“Love is a battlefield,” “love hurts,” “love and other bruises”: Popular songs are replete with references to the pain that may be associated with romantic love. This chapter begins by outlining the particular importance of hurt feelings in couple relationships. It then addresses issues concerning the nature of hurtful events between intimate partners, the consequences of these events for victims and relationships, and the differing perceptions of victims and perpetrators. The final section presents avenues for further research and implications for practice.
WHY STUDY HURT IN COUPLE RELATIONSHIPS?
Researchers and lay people alike agree that personal relationships are crucial to physical and psychological well-being (e.g., Baumeister & Leary, 1995). Of particular importance in this regard are couple (“romantic”) relationships. These relationships are fundamental to the structure of society and play a unique role in meeting individuals' needs for comfort, companionship, support, and security (Argyle, 1986; Weiss, 1991).
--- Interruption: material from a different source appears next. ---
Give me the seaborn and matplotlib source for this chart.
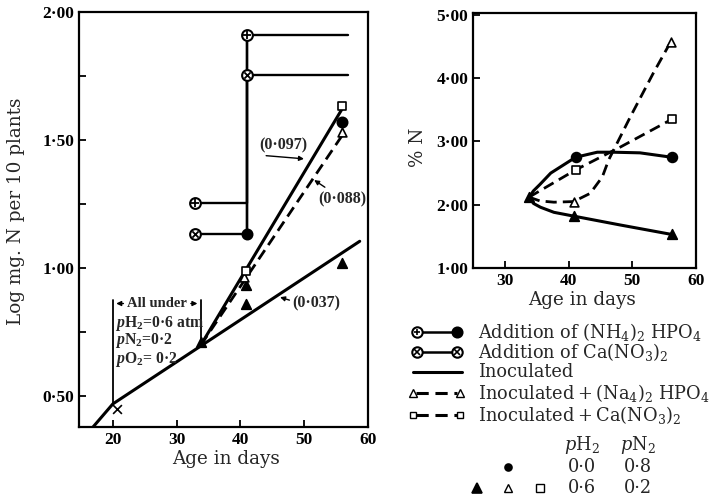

Although terms such as “comfort” and “support” imply positive affect, romantic partners' unique role as a source and target of strong emotion is a double-edged sword – as many song titles suggest, “love” often entails “hurt.” The early stages of couple relationships involve considerable relational uncertainty, as partners know little about each other's hopes, intentions, and weaknesses. At the same time, they may experience intense physical attraction and the related features of physiological arousal, together with concerns about the extent to which these feelings are reciprocated (Hazan & Zeifman, 1999).